> _Your instructions_: Return only the lines running from the line with "Emit a Python" down to the line with "0.08, 0.05, 0.08, 0.06, 0.04, 0.08, 0.10, 0.03, 0.01, 0.0, 0.0]", both included, exactly as they appear.

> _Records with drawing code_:

— Begin —

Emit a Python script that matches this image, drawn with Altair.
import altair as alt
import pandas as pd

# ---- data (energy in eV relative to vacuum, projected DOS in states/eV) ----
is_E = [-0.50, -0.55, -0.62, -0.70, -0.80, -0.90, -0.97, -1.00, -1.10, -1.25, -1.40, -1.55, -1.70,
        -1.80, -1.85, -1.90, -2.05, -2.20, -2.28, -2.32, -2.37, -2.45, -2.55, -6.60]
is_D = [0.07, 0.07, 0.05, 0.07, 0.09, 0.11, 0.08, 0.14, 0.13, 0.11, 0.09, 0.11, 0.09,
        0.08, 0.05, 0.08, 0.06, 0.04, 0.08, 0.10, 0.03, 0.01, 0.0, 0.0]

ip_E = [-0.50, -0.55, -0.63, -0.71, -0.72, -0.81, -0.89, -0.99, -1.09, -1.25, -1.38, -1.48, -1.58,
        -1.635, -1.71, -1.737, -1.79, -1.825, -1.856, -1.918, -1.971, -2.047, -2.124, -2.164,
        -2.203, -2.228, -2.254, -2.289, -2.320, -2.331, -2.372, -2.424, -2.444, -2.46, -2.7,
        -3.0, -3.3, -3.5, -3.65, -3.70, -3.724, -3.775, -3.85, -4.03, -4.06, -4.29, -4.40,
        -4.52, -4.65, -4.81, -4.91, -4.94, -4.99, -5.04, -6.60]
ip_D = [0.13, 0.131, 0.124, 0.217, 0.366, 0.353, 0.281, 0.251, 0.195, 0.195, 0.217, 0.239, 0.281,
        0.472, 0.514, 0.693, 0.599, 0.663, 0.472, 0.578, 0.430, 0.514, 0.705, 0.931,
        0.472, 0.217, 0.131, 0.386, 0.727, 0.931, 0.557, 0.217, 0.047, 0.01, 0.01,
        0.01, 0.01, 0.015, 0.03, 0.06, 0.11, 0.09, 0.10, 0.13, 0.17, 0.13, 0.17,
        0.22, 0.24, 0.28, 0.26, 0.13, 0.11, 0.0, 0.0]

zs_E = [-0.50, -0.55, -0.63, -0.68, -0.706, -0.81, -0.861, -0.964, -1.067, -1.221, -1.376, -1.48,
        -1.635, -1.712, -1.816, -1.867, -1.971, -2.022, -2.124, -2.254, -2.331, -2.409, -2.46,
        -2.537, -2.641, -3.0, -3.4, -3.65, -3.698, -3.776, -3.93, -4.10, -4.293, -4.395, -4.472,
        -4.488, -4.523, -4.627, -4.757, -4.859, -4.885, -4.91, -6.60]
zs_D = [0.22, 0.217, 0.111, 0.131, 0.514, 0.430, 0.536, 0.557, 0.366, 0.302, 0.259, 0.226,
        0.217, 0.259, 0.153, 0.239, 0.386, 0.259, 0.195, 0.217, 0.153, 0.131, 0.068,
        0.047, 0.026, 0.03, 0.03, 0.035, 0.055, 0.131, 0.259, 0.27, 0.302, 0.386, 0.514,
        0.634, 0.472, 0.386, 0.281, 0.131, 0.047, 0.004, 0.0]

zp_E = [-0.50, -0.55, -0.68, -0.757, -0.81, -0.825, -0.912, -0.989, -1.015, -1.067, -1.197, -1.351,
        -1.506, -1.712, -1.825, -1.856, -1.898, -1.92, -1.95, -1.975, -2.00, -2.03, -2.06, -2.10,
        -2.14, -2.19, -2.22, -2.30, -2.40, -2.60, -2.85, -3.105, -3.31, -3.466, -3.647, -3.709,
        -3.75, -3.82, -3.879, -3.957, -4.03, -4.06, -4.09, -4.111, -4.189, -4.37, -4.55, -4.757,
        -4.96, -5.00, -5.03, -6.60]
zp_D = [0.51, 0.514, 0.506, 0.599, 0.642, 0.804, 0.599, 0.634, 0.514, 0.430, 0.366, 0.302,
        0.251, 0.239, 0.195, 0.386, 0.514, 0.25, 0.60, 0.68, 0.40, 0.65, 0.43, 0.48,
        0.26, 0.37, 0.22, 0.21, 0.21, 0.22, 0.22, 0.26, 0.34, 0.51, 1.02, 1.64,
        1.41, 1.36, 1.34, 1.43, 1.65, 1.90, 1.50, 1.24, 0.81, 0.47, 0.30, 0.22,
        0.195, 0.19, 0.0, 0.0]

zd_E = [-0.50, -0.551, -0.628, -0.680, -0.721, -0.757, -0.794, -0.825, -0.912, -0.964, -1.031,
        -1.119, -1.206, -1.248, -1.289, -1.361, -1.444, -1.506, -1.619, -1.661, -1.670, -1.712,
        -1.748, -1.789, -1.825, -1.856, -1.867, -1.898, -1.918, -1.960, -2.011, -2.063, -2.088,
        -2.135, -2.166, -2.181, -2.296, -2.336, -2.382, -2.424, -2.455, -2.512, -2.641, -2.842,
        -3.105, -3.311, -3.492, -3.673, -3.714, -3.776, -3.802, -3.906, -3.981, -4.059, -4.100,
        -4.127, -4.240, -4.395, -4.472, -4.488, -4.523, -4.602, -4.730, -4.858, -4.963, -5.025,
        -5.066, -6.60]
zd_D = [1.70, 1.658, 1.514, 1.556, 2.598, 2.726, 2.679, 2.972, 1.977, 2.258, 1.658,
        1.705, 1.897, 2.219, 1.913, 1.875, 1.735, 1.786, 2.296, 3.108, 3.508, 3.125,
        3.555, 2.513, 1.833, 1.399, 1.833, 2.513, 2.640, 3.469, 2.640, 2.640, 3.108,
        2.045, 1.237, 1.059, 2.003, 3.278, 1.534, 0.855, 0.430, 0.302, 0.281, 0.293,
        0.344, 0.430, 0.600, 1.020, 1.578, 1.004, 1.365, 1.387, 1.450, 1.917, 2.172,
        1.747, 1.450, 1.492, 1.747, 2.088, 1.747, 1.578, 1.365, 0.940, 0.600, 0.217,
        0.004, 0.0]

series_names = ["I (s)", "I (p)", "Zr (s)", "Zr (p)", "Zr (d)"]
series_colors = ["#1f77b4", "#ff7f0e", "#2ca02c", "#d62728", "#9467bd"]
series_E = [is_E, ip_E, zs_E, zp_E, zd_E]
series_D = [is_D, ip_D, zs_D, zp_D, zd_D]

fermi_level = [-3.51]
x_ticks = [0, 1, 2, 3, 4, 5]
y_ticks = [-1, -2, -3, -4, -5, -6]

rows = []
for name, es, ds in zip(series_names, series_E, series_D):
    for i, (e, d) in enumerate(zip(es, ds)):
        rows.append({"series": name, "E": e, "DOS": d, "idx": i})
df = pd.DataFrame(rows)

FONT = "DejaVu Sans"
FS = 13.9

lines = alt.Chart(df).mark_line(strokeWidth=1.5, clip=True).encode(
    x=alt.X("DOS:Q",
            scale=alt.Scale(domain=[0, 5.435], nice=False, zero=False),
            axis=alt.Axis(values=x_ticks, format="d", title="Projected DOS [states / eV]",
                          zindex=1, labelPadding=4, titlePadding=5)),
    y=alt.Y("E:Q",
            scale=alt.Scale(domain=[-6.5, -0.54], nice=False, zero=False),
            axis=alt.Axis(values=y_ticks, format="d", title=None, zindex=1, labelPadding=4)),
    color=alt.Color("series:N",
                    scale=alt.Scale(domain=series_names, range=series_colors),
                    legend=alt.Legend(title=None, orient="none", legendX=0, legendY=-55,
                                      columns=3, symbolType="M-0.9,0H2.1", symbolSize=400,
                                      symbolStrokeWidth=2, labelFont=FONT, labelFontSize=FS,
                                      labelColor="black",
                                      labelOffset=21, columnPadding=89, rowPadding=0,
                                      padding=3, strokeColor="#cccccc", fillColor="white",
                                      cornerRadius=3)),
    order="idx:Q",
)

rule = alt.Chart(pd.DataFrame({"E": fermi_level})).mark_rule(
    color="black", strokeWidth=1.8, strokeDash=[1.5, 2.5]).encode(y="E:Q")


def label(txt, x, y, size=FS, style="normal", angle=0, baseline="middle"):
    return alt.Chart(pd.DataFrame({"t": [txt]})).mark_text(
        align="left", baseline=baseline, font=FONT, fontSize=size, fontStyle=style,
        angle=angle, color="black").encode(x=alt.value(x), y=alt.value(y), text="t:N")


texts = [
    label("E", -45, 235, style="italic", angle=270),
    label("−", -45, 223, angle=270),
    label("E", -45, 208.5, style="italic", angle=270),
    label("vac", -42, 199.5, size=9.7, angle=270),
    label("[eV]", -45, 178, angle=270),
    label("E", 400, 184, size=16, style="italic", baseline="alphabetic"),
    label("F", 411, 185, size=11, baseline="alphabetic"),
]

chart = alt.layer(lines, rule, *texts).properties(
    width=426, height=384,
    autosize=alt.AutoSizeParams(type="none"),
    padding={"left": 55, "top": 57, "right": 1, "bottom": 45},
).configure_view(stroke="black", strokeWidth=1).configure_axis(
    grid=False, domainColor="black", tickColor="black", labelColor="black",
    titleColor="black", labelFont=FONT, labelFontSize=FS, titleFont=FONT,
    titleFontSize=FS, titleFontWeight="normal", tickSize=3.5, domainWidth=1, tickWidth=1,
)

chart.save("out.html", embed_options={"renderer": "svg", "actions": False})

— End —
— Begin —

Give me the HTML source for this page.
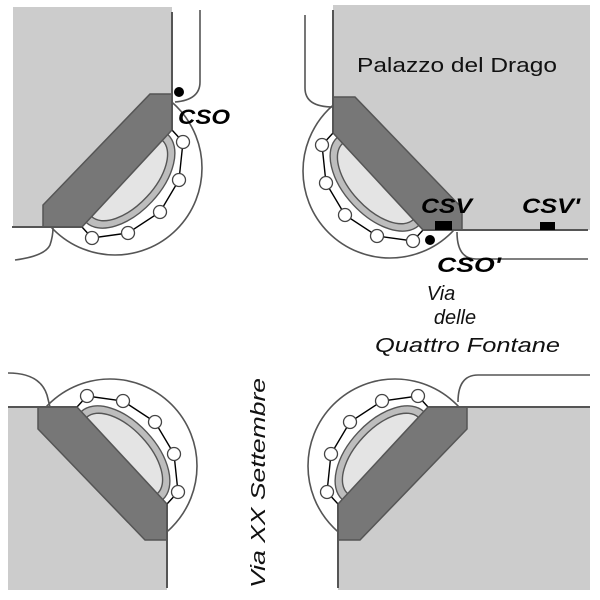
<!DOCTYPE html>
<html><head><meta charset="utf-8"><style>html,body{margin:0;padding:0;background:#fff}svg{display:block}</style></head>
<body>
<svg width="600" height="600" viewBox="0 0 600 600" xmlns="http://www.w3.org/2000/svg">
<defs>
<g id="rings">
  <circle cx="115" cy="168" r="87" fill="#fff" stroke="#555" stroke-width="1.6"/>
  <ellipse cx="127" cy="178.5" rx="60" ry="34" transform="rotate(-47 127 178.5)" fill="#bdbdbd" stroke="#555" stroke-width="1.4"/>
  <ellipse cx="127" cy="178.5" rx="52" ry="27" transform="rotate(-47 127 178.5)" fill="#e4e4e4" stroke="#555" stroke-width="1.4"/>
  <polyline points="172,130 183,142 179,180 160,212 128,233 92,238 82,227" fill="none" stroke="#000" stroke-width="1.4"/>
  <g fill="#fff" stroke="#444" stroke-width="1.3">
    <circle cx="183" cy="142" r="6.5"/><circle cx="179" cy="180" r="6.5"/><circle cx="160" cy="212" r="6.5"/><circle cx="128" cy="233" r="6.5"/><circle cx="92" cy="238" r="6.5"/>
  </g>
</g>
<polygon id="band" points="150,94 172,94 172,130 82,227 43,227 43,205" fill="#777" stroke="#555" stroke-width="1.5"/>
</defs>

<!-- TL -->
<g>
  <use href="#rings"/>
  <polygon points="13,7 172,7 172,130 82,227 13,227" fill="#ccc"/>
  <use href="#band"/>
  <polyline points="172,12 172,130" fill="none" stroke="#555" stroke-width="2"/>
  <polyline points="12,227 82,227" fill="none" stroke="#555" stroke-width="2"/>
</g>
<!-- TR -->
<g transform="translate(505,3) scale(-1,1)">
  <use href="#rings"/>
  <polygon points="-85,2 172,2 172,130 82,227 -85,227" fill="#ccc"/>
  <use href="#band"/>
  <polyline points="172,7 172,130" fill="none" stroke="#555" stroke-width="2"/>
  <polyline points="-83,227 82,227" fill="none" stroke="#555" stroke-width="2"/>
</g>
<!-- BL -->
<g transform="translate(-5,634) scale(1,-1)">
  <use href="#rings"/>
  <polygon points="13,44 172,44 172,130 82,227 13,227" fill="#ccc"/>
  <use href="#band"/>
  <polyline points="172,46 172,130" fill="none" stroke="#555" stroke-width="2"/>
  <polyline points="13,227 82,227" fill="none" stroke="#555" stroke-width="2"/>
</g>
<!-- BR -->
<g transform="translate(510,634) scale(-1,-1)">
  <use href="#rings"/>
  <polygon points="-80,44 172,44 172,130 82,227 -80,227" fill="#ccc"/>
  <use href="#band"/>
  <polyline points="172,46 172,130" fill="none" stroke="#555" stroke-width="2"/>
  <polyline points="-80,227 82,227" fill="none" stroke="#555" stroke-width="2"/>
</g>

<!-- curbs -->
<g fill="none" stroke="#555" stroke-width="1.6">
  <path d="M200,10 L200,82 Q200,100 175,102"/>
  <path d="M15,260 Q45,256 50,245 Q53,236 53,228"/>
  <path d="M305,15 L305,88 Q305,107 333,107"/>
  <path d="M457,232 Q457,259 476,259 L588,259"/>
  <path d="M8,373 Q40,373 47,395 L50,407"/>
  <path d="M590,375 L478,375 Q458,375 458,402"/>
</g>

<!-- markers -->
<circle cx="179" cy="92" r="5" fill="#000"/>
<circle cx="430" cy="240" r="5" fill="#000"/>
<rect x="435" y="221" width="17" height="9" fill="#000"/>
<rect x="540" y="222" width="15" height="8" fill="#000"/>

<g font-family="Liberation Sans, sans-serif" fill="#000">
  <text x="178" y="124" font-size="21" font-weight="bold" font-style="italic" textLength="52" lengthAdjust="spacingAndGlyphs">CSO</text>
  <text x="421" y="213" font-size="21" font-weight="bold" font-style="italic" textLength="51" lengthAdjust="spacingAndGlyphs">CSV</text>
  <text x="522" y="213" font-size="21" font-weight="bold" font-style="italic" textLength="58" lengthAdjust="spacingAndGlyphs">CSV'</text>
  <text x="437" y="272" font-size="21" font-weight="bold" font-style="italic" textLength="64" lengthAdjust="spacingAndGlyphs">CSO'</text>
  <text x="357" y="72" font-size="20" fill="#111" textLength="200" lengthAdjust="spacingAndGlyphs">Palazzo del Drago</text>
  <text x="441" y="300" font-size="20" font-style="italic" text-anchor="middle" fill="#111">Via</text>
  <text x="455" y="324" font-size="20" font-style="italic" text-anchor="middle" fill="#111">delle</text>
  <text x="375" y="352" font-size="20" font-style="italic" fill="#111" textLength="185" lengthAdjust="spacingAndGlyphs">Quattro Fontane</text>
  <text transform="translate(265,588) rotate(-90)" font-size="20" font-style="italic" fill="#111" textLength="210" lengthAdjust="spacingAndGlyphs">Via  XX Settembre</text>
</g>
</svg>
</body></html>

— End —

> _Response to the task_:
Emit a Python script that matches this image, drawn with Altair.
import altair as alt
import pandas as pd

# ---- data (energy in eV relative to vacuum, projected DOS in states/eV) ----
is_E = [-0.50, -0.55, -0.62, -0.70, -0.80, -0.90, -0.97, -1.00, -1.10, -1.25, -1.40, -1.55, -1.70,
        -1.80, -1.85, -1.90, -2.05, -2.20, -2.28, -2.32, -2.37, -2.45, -2.55, -6.60]
is_D = [0.07, 0.07, 0.05, 0.07, 0.09, 0.11, 0.08, 0.14, 0.13, 0.11, 0.09, 0.11, 0.09,
        0.08, 0.05, 0.08, 0.06, 0.04, 0.08, 0.10, 0.03, 0.01, 0.0, 0.0]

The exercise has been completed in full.